Sam Whitelock's absence – possibly for the remainder of the Irish series – shines a spotlight on the All Blacks lineout for the second test in Dunedin.
For the vast majority of his 133 tests, Whitelock has formed the fulcrum of the All Blacks lineout, calling the shots and largely commanding the air.
Without the 33-year-old, Ireland will sense a sniff in their quest to level the series as the All Blacks are forced to once again alter plans for their starting team and, this week, reshape their forward pack.
In the 42-19 victory at Eden Park Scott Barrett's selection at blindside flanker allowed the All Blacks to consistently challenge Ireland's lineout, with the Crusaders captain covering the long ball often designated to loose forward Peter O'Mahony.
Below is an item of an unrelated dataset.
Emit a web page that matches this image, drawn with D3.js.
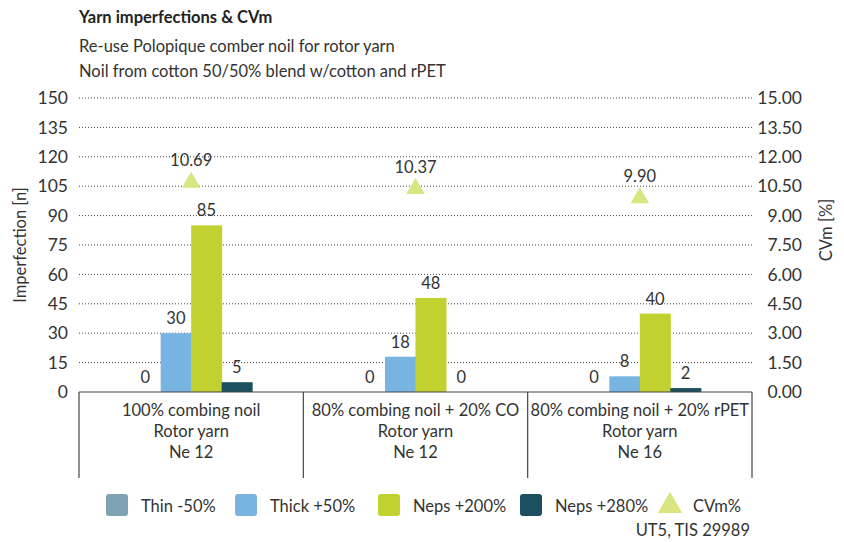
<!DOCTYPE html>
<html><head><meta charset="utf-8">
<script src="https://cdn.jsdelivr.net/npm/d3@7"></script>
<style>body{margin:0;background:#fff;} svg{display:block;font-family:Lato,"Open Sans",sans-serif;}</style>
</head><body>
<div id="chart"></div>
<script>
const categories = [
  ["100% combing noil","Rotor yarn","Ne 12"],
  ["80% combing noil + 20% CO","Rotor yarn","Ne 12"],
  ["80% combing noil + 20% rPET","Rotor yarn","Ne 16"]
];
const seriesNames = ["Thin -50%","Thick +50%","Neps +200%","Neps +280%"];
const seriesColors = ["#7fa3b2","#78b4e2","#c0d130","#1c5060"];
const thin = [0,0,0];
const thick = [30,18,8];
const neps200 = [85,48,40];
const neps280 = [5,0,2];
const cvm = [10.69,10.37,9.90];
const leftTicks = [0,15,30,45,60,75,90,105,120,135,150];
const rightTicks = [0,1.5,3,4.5,6,7.5,9,10.5,12,13.5,15];

const series = [thin,thick,neps200,neps280];
const W=844,H=542;
const m={l:79,r:752,t:98,b:392};
const svg=d3.select("#chart").append("svg").attr("width",W).attr("height",H);

const x0=d3.scaleBand().domain(d3.range(categories.length)).range([m.l,m.r]).padding(0);
const x1=d3.scaleBand().domain(d3.range(series.length)).range([0,122]);
const yL=d3.scaleLinear().domain([0,150]).range([m.b,m.t]);
const yR=d3.scaleLinear().domain([0,15]).range([m.b,m.t]);

// title
svg.append("text").attr("x",79).attr("y",23).attr("font-size",16.5).attr("font-weight",700).attr("fill","#222").text("Yarn imperfections & CVm");
svg.append("text").attr("x",79).attr("y",52).attr("font-size",16.5).attr("fill","#333").text("Re-use Polopique comber noil for rotor yarn");
svg.append("text").attr("x",79).attr("y",77).attr("font-size",16.5).attr("fill","#333").text("Noil from cotton 50/50% blend w/cotton and rPET");

// gridlines
svg.append("g").selectAll("line").data(leftTicks.filter(d=>d>0)).join("line")
  .attr("x1",m.l).attr("x2",m.r).attr("y1",d=>yL(d)).attr("y2",d=>yL(d))
  .attr("stroke","#444").attr("stroke-width",1).attr("stroke-dasharray","1,2");

// left axis
const gl=svg.append("g").attr("transform",`translate(${m.l},0)`)
  .call(d3.axisLeft(yL).tickValues(leftTicks).tickSize(0).tickPadding(11));
gl.select(".domain").remove();
gl.selectAll("text").attr("font-size",17.5).attr("fill","#333").attr("font-family","Lato,sans-serif");

// right axis
const gr=svg.append("g").attr("transform",`translate(${m.r},0)`)
  .call(d3.axisRight(yR).tickValues(rightTicks).tickFormat(d3.format(".2f")).tickSize(0).tickPadding(50));
gr.select(".domain").remove();
gr.selectAll("text").attr("font-size",17.5).attr("fill","#333").attr("text-anchor","end").attr("font-family","Lato,sans-serif");

// axis titles
svg.append("text").attr("transform",`translate(26,${(m.t+m.b)/2}) rotate(-90)`).attr("text-anchor","middle")
  .attr("font-size",16.5).attr("fill","#333").text("Imperfection [n]");
svg.append("text").attr("transform",`translate(832,${(m.t+m.b)/2-15}) rotate(-90)`).attr("text-anchor","middle")
  .attr("font-size",16.5).attr("fill","#333").text("CVm [%]");

// bars
const groups=svg.append("g").selectAll("g").data(categories.map((c,i)=>i)).join("g")
  .attr("transform",i=>`translate(${x0(i)+x0.bandwidth()/2-61},0)`);
groups.selectAll("rect").data(i=>series.map((s,k)=>({k,v:s[i]}))).join("rect")
  .attr("x",d=>x1(d.k)).attr("width",x1.bandwidth()+0.5)
  .attr("y",d=>yL(d.v)).attr("height",d=>m.b-yL(d.v)).attr("fill",d=>seriesColors[d.k]);
groups.selectAll("text").data(i=>series.map((s,k)=>({k,v:s[i]}))).join("text")
  .attr("x",d=>x1(d.k)+x1.bandwidth()/2).attr("y",d=>yL(d.v)-9)
  .attr("text-anchor","middle").attr("font-size",16.5).attr("fill","#333").text(d=>d.v);

// CVm triangles
const sym=d3.symbol().type(d3.symbolTriangle).size(150);
svg.append("g").selectAll("path").data(cvm).join("path")
  .attr("d",sym).attr("fill","#d8e580")
  .attr("transform",(d,i)=>`translate(${x0(i)+x0.bandwidth()/2},${yR(d)})`);
svg.append("g").selectAll("text").data(cvm).join("text")
  .attr("x",(d,i)=>x0(i)+x0.bandwidth()/2).attr("y",d=>yR(d)-16)
  .attr("text-anchor","middle").attr("font-size",16.5).attr("fill","#333").text(d=>d3.format(".2f")(d));

// category axis
svg.append("line").attr("x1",m.l).attr("x2",m.r).attr("y1",m.b).attr("y2",m.b).attr("stroke","#444").attr("stroke-width",1.2);
svg.append("g").selectAll("line").data(d3.range(categories.length+1)).join("line")
  .attr("x1",i=>i<categories.length?x0(i):m.r).attr("x2",i=>i<categories.length?x0(i):m.r)
  .attr("y1",m.b).attr("y2",478).attr("stroke","#444").attr("stroke-width",1.2);
const cl=svg.append("g").selectAll("text").data(categories).join("text")
  .attr("text-anchor","middle").attr("font-size",16.5).attr("fill","#333");
cl.each(function(c,i){
  d3.select(this).selectAll("tspan").data(c).join("tspan")
    .attr("x",x0(i)+x0.bandwidth()/2).attr("y",(d,j)=>416+j*21).text(d=>d);
});

// legend
const legX=[106,235,378,520];
const lg=svg.append("g");
seriesNames.forEach((n,k)=>{
  lg.append("rect").attr("x",legX[k]).attr("y",494).attr("width",22).attr("height",22).attr("rx",3).attr("fill",seriesColors[k]);
  lg.append("text").attr("x",legX[k]+35).attr("y",512).attr("font-size",16.5).attr("fill","#333").text(n);
});
lg.append("path").attr("d",d3.symbol().type(d3.symbolTriangle).size(260)).attr("fill","#d8e580").attr("transform","translate(670,506)");
lg.append("text").attr("x",693).attr("y",512).attr("font-size",16.5).attr("fill","#333").text("CVm%");
svg.append("text").attr("x",750).attr("y",536).attr("text-anchor","end").attr("font-size",16.5).attr("fill","#333").text("UT5, TIS 29989");
</script>
</body></html>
This area wasn't perfect but the All Blacks won 7/9 of their lineouts and pinched 3/17 Irish throws.
Ireland use the lineout as a strike weapon, building much of their game and confidence from their set piece platform. The All Blacks ability to negate these areas contributed to their success last week.
Whitelock's delayed onset concussion, which under World Rugby's new 12-day stand down protocols is now expected to rule him out for the remainder of this series, probably dictates the All Blacks will need to switch Barrett from blindside to lock.
In an ideal world Tupou Vaa'i, the form lock through Super Rugby with the Chiefs, would slot in the second-row but he is the latest All Black to test positive for Covid.
Losing two locks in as many days forced the All Blacks to request the New Zealand Rugby board use its discretion to sign off Patrick Tuipulotu immediately joining the squad as a replacement player after his return from a six-month stint in Japan.
Tuipulotu scored a try playing club rugby for Ponsonby last weekend but, prior to receiving the NZ Rugby board exemption, he had to play for Auckland in the NPC before being eligible for the All Blacks.
While Tuipulotu trained with the All Blacks in Auckland last week, ushering him straight into the starting side seems a risky option from a fitness perspective. Switching Barrett to lock, and bringing either Akira Ioane or Blues captain Dalton Papalii onto the blindside, makes more sense.
The All Blacks have also called in Highlanders lock Josh Dickson from the Māori squad and Highlanders loose forward Shannon Frizell to train with the team as cover this week.
Addressing the latest deflections following Tuesday training at the University Oval, All Blacks captain Sam Cane admitted Whitelock's lineout nous was a big loss but he backed others to fill the void.
"It's not ideal. Sam was awesome in the weekend. He became the second most capped All Black of all time which is hugely impressive. We'll no doubt miss his leadership and what he brings," Cane said.
"Tupou had been playing well all Super Rugby and was hanging out for his opportunity so it's a tough pill for him to swallow.
"We've got to the stage where anyone who hasn't had it, it's lurking and it's going to strike soon and poor Tups had to get it this week.
"In terms of replacements it's great to have a 40-odd test All Black in Patrick Tuipulotu to call in. He trained with us last week which was awesome so he's up to speed and he'll slip in pretty seamlessly."
Brodie Retallick, who appears to have recovered from a poke in the eye, will assume responsibility for calling the All Blacks lineout – a task he assumed last year when Whitelock remained at home for the birth of his third child.
Testing the All Blacks depth at lock offers a glimpse into the future but it also disrupts plans to challenge Ireland's traditional strength.
"Sam runs our lineout particularly well. Brodie will take over that mantle," Cane said. "He did that for the majority of the Rugby Championship last year so he's ready and looking forward to doing that. It's crazy he's played 90-odd tests and his locking partner has always been the one running the lineout. He's done it at Super Rugby time and time again. Other than that it'll be business as usual.
"It's impressive the way it doesn't fluster the boys they just get on and know someone else will step up. That's the way it is again."
While the All Blacks cope with losing key personnel, Ireland have been boosted by veteran playmaker Jonathan Sexton passing his concussion tests to be available for selection.
That's partly why despite running in six tries – four in the first half – in the opening test, Cane knows the All Blacks must improve to match Ireland's desperation this week.
"We were lucky we managed to have a good period for the second period of the first half where we piled the points on but if you look at the rest of the test it was fairly even. We know they'll lift from last week but we certainly need to be better. If we deliver what we did last week this week, I don't think it'll be good enough.
"It's always energising highlighting areas we can be better and where we made some shifts. Under the roof in the middle of winter to be playing in perfect conditions that excites this team that wants to play fast and use our skills."